Kaybetmeden Önce, 2019 yılı Mart ayında bitmişti. Haziran gibi yeni romana başladım. Anlatmayı istediğim çok şey, insanların bilmesini istediğim çok duygu var. Yeni roman, aynı zamanda yeni bir yolculuk demek. Zannediyorum bir sene içinde yeni romanım da bitmiş olur. Bu yeni roman açıkçası limitlerimi zorlayacak gibi görünüyor. Umarım bu romanımdan daha iyisiyle okuyucunun karşına çıkmayı başarabilirim.

Yazmak başlı başına zor bir süreçken, hele ki roman yazmak epey zor. Hele ki dil ve kurgu üzerine çok ince düşünen biri için daha zor. Roman yazma sürecinde ne gibi zorluklar yaşadınız? Yardım aldığınız yerler oldu mu?

Roman, şüphesiz disiplinli olmayı gerektiriyor. Yazma süreci boyunca bazı günler bir paragraf hatta bir satır yazdığım anlar oldu ama yine de hiç bıkmadan, usanmadan yazdım. Konuyla bağlantımı o süre boyunca hiç koparmadım. Öyle zamanlar geldi ki romanda anlattıklarımı rüyamda görmeye, hatta hayatın içindeki gerçeklikle karıştırmaya başladım. Bu süreç boyunca ailemi ve arkadaşlarımı ihmal ettim ama en son noktayı koyunca buna değdiğini anladım.

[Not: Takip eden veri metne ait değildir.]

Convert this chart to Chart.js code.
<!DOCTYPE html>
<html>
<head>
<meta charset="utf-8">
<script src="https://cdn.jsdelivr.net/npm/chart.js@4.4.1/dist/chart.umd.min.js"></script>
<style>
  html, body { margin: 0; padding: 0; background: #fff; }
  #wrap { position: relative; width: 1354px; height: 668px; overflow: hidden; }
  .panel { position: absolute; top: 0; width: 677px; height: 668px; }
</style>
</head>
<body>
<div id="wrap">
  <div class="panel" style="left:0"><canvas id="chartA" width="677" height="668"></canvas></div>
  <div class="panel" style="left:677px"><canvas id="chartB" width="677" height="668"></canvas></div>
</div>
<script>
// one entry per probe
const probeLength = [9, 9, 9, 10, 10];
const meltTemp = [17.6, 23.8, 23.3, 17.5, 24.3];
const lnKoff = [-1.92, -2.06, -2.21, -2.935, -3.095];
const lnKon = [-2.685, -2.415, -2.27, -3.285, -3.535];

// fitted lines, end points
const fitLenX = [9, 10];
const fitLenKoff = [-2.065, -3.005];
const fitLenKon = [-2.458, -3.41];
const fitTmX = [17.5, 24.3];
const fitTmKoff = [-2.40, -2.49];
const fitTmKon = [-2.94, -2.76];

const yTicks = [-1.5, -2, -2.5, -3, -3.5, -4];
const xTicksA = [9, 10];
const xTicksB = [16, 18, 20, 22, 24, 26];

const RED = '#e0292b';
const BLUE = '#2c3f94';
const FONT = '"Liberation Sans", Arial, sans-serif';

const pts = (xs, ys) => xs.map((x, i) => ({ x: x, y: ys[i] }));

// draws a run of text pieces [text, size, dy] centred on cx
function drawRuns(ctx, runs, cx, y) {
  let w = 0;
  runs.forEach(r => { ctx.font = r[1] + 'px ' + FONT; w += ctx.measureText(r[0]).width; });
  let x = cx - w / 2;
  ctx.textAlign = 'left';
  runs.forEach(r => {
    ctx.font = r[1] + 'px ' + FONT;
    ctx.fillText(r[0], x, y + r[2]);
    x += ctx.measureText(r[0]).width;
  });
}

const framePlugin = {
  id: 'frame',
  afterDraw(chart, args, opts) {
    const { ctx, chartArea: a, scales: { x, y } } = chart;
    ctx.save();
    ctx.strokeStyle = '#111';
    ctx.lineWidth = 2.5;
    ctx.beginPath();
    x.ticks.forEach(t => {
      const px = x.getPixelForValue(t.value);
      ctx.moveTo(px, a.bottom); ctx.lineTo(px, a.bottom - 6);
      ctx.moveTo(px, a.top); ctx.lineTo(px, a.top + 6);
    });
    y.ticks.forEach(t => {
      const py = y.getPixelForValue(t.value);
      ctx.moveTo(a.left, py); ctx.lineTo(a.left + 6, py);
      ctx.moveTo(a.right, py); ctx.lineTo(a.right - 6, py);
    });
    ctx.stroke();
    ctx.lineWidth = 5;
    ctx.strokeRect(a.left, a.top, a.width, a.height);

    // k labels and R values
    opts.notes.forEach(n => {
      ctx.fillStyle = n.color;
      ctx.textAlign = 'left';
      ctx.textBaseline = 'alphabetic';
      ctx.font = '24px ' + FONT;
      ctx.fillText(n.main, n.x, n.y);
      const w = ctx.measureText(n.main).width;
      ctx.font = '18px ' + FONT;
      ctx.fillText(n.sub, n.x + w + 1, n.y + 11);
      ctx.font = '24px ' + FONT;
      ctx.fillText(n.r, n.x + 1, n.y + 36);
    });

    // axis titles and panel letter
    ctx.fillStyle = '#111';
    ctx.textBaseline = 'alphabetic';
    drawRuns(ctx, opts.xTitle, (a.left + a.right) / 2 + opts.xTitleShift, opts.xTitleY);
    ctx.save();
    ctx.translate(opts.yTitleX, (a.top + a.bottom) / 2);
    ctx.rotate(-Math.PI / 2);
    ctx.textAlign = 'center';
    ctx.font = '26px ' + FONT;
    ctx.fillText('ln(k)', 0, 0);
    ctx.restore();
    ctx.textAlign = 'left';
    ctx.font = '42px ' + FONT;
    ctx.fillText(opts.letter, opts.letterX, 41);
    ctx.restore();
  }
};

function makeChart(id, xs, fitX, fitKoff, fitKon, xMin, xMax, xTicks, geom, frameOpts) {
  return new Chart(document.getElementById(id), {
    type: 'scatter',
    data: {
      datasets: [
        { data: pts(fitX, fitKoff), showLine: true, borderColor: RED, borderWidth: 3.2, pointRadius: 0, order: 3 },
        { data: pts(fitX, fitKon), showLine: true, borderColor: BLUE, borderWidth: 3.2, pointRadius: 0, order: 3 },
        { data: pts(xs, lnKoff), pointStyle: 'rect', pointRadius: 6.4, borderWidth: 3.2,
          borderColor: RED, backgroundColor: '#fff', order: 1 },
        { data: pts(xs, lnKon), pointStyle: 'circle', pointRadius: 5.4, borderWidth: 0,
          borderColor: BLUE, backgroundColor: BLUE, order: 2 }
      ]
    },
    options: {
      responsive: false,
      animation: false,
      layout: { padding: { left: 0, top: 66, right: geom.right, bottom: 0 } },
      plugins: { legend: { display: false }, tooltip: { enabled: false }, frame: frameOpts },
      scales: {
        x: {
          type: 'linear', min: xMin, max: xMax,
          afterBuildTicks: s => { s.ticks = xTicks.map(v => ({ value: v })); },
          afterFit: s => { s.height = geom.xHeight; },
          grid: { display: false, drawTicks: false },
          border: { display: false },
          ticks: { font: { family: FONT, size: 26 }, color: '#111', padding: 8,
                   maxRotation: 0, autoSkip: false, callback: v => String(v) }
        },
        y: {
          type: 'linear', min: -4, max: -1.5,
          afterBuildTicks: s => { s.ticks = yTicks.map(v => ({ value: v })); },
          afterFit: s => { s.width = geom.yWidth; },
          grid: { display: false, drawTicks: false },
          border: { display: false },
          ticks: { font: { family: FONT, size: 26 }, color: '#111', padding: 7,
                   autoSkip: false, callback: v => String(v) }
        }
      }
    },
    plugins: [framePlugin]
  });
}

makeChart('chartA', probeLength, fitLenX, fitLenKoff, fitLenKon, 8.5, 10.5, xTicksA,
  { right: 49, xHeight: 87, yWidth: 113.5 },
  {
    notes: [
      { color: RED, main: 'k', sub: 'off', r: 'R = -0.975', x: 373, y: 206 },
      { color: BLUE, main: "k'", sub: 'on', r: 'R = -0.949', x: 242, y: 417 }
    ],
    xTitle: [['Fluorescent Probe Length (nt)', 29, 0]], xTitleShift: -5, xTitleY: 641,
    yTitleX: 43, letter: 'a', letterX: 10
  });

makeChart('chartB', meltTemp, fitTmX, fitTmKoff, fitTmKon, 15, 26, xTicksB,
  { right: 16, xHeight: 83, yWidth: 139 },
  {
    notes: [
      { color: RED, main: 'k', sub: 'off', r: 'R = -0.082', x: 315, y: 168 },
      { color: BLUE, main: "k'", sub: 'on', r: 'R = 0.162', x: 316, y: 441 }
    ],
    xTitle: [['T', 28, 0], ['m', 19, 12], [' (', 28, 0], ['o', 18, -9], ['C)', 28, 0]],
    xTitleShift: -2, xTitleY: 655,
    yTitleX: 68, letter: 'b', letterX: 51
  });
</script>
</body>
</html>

Romanı her ne kadar kendim yazsam da, özellikle hastane ve adliyede geçen sahneler için doktor ve savcı arkadaşlarımın teknik yardımları çok oldu.  

Bu yıl TRT Radyo’da haftalık bir programa başladınız. Radyo ve edebiyat her ne kadar birbirine yakın olsa da burada programa başlamanızın size katkıları ya da götürüleri oldu mu?

İşin özü itibariyle bakarsak ikisi de aynı. İkisinde de anlatıyorum. Radyoda karşımda buz dağı gibi duran bir gerçekliği anlatırken; romanda buz dağının görünmeyen yüzünü, buz dağının ardında sakladığı hisleri anlatıyorum.

Radyoda haftalık program yapmak, radyonun olduğu şehre bağımlı olmayı gerektiriyor. Her programdan sonra bir sonraki programı düşünmeye başlıyorsunuz. Bu da mesleğin cilveleri diyebiliriz ama TRT’de, o tarihi taş binada program yapmak eşsiz bir his.

Son sorumu soruyorum. Eğer seçecek olsanız, romandaki hangi karakter olmak veya hangi karakter olmamak isterdiniz.

Hangi karakter olmak istemezdim sorusuna cevabım çok net: Semih olmayı reddederdim.